- [What is being asked]
List each line in which the string "standalone" appears.

○ ○ ○ ○

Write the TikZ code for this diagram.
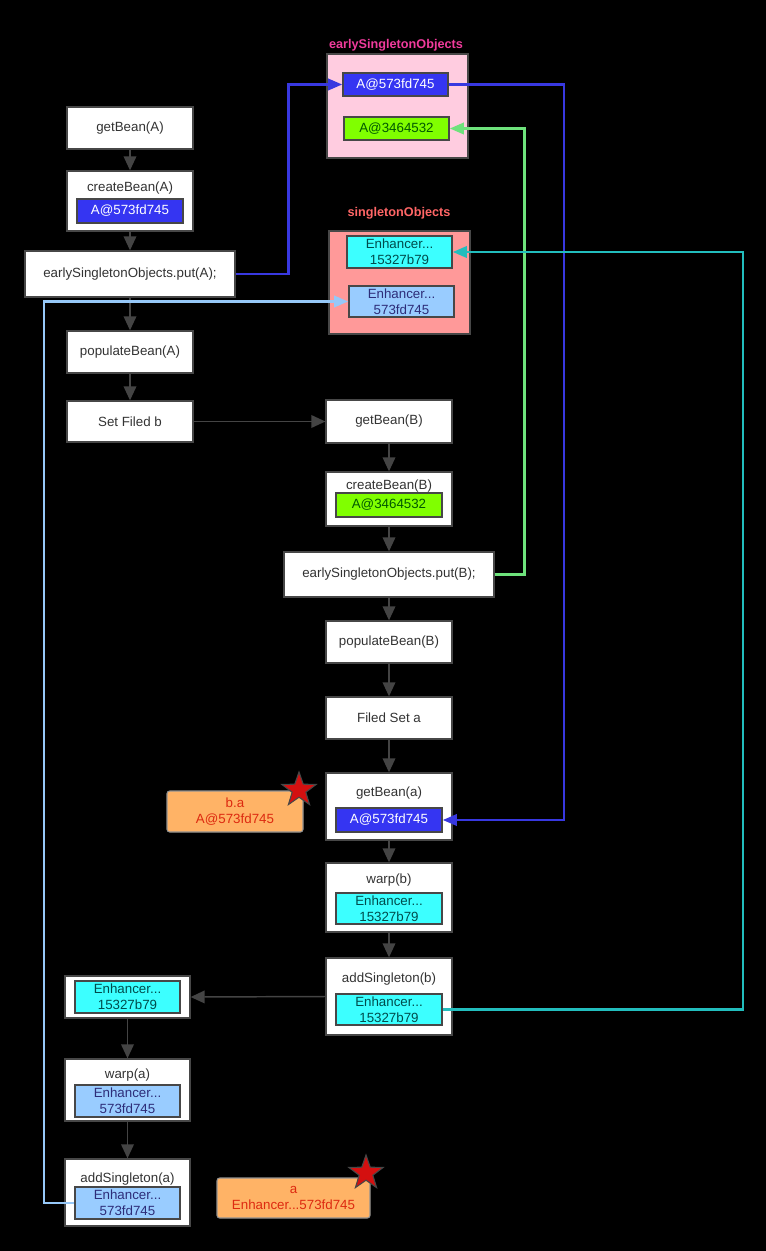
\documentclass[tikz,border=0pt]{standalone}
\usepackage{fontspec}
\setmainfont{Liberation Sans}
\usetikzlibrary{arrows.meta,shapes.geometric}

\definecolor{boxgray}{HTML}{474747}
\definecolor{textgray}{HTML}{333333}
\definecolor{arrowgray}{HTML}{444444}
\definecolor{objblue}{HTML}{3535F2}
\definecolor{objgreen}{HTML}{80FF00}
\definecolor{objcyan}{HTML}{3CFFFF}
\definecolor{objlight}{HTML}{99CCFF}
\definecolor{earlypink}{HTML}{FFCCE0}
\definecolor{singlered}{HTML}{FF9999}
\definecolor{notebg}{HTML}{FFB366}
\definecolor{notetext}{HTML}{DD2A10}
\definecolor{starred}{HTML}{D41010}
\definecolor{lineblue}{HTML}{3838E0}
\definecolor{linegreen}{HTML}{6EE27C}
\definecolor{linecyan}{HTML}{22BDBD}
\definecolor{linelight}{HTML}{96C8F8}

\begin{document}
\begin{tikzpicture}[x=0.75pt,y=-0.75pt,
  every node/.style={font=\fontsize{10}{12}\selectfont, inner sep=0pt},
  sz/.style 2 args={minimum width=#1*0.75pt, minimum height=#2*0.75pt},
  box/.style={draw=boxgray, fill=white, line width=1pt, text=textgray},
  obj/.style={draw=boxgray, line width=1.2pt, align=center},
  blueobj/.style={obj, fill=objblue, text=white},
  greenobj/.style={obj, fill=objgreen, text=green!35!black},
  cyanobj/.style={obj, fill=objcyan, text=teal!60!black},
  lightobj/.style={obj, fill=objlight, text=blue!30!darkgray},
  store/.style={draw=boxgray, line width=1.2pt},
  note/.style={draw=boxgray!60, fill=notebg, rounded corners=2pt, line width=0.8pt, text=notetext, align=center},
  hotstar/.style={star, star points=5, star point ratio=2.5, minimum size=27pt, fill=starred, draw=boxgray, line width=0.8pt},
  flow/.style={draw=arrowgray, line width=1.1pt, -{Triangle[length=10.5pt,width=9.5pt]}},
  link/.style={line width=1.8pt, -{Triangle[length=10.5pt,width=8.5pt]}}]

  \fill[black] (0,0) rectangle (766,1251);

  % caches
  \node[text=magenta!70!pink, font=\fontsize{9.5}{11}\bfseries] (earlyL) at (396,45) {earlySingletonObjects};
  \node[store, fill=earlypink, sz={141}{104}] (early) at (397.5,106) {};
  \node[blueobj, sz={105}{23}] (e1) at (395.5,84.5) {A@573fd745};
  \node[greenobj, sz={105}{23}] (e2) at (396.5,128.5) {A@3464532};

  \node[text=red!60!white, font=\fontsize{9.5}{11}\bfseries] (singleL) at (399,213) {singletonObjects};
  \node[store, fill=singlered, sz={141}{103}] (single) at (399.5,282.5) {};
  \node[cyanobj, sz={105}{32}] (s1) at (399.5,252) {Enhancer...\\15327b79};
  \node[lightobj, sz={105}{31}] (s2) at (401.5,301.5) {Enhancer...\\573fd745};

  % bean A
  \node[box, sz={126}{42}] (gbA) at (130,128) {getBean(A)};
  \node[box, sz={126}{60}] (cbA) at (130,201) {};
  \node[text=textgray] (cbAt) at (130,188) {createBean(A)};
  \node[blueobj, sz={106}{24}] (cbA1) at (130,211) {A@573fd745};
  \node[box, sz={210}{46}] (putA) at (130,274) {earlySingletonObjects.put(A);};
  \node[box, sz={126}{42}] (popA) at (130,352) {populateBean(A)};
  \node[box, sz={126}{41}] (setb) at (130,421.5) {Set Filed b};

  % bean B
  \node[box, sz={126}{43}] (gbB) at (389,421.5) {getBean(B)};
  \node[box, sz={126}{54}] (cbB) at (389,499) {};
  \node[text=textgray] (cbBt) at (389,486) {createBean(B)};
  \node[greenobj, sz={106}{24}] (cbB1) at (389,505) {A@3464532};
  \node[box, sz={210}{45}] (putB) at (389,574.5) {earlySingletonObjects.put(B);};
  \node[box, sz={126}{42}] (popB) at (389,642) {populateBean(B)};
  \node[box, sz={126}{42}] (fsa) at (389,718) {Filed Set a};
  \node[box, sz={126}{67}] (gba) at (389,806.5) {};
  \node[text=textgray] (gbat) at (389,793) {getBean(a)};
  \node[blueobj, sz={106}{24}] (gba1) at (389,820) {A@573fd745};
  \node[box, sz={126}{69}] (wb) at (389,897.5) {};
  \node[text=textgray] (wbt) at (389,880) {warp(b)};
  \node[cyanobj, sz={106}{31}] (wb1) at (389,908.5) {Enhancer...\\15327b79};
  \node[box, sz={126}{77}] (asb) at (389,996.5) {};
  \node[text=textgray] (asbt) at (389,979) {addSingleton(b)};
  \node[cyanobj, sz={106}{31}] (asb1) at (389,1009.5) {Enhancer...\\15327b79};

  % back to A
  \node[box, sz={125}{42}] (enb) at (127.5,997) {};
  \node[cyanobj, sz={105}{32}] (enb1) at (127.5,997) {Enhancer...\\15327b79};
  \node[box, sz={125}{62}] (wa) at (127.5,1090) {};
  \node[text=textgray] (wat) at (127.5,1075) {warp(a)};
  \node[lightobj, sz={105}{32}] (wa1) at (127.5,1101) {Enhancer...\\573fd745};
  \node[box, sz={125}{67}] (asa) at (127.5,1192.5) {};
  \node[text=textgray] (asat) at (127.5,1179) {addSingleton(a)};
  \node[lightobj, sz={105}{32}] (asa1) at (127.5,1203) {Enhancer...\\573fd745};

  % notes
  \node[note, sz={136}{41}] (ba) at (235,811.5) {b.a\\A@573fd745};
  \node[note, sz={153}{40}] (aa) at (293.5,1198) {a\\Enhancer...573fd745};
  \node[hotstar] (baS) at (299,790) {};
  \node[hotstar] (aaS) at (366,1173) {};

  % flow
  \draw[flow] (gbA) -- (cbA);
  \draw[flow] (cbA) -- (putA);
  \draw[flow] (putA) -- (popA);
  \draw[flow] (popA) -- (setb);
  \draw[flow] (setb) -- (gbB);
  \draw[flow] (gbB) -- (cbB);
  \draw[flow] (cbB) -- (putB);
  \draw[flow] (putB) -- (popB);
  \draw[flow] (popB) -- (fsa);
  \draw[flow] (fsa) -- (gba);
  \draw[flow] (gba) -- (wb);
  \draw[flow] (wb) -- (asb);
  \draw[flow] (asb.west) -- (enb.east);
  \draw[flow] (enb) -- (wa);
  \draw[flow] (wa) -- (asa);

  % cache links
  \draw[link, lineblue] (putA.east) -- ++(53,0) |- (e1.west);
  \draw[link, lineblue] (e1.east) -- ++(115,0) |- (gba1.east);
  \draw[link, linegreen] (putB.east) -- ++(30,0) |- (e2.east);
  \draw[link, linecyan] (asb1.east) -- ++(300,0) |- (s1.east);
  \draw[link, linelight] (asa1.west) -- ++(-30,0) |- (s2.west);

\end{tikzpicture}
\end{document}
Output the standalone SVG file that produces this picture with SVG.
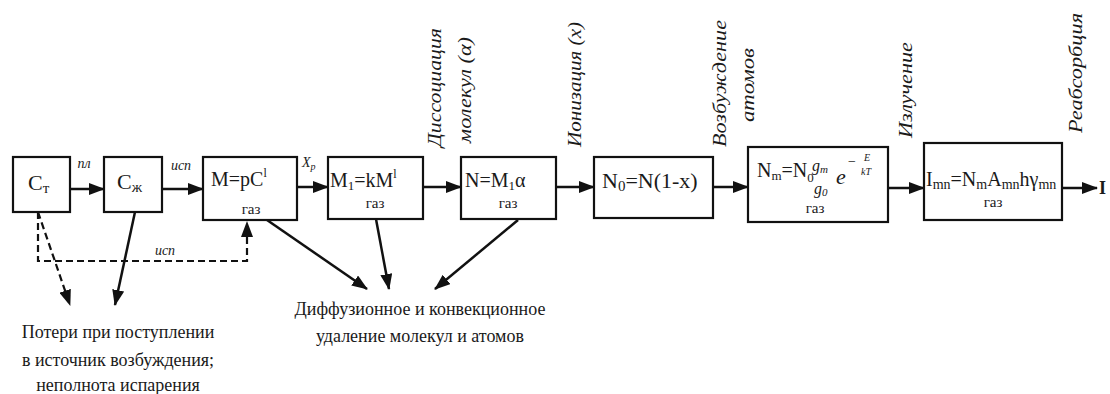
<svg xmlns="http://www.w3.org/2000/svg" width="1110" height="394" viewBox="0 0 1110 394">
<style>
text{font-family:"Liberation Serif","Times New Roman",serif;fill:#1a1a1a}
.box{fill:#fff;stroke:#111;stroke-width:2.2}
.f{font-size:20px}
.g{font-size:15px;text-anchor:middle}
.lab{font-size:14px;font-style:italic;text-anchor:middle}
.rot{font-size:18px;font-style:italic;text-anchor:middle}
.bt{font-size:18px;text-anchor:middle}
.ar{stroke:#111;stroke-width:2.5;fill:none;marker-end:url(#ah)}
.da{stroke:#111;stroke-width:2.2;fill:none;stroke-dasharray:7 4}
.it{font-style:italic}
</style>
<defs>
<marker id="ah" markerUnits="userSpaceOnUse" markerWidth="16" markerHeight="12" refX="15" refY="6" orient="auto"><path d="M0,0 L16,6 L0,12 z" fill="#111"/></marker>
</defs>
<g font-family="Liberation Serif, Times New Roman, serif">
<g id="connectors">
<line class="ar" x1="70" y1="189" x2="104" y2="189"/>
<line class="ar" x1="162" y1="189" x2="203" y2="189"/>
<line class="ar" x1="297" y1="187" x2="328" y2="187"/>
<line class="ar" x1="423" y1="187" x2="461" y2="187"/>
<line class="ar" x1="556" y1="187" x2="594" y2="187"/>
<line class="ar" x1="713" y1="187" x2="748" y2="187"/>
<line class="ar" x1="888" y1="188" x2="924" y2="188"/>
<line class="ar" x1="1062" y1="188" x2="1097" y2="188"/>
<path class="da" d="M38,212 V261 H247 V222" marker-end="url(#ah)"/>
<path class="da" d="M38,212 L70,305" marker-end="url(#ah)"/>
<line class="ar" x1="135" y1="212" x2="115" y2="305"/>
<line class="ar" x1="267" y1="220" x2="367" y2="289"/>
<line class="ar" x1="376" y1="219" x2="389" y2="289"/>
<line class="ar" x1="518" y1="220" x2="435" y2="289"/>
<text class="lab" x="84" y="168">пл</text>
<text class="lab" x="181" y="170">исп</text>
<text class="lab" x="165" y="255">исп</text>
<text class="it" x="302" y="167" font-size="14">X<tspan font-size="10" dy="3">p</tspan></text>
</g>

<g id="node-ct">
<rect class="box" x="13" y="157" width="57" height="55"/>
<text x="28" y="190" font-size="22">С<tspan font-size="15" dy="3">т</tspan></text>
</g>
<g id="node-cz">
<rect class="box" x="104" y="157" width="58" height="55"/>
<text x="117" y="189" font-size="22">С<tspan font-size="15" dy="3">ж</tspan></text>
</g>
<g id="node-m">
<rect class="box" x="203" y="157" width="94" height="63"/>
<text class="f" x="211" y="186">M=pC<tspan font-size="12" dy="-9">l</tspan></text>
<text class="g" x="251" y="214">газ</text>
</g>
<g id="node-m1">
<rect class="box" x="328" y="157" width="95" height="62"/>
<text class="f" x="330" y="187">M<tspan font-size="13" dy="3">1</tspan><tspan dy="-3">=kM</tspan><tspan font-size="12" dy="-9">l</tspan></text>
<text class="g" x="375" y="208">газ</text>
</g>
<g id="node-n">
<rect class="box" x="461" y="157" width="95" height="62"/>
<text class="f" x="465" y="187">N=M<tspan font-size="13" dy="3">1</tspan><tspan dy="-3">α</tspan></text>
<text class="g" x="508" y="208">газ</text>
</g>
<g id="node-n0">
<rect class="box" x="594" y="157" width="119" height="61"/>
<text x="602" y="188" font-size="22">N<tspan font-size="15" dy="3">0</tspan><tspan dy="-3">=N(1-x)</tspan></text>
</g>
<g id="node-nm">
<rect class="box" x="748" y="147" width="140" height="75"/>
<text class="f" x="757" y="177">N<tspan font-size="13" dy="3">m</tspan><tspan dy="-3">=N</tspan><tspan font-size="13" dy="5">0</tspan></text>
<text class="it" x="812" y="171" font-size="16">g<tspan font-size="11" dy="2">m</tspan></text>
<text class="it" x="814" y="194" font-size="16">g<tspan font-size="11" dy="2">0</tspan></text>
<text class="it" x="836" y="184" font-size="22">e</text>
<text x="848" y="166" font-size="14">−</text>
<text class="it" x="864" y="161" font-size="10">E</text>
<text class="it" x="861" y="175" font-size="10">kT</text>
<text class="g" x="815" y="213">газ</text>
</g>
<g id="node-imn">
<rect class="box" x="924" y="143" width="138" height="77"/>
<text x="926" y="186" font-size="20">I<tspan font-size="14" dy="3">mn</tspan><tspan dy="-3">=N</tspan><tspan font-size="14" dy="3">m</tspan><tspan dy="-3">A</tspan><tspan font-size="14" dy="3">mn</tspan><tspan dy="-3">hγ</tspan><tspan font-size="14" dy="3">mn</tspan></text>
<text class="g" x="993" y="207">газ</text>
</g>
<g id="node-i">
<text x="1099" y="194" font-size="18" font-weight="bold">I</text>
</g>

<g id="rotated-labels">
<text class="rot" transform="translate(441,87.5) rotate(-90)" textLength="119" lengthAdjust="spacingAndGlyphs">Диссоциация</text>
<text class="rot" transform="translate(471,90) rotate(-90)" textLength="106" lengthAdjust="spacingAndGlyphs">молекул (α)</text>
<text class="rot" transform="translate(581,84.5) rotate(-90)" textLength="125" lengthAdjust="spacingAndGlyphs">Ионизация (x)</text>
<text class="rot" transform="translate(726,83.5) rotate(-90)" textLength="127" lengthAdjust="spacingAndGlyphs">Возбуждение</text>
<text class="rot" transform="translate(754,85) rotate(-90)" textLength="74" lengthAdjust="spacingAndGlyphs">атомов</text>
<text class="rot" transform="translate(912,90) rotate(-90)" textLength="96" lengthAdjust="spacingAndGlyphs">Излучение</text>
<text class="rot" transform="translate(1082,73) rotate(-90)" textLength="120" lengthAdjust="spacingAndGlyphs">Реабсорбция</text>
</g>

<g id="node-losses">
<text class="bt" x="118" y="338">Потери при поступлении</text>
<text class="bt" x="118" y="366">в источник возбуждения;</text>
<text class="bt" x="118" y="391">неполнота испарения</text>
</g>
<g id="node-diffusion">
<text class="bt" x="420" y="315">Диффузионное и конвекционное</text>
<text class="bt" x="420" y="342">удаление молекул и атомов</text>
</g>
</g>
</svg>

○ ○ ○ ○

- [Written response]
\documentclass[tikz,border=0pt]{standalone}
Output the standalone SVG file that produces this picture with SVG.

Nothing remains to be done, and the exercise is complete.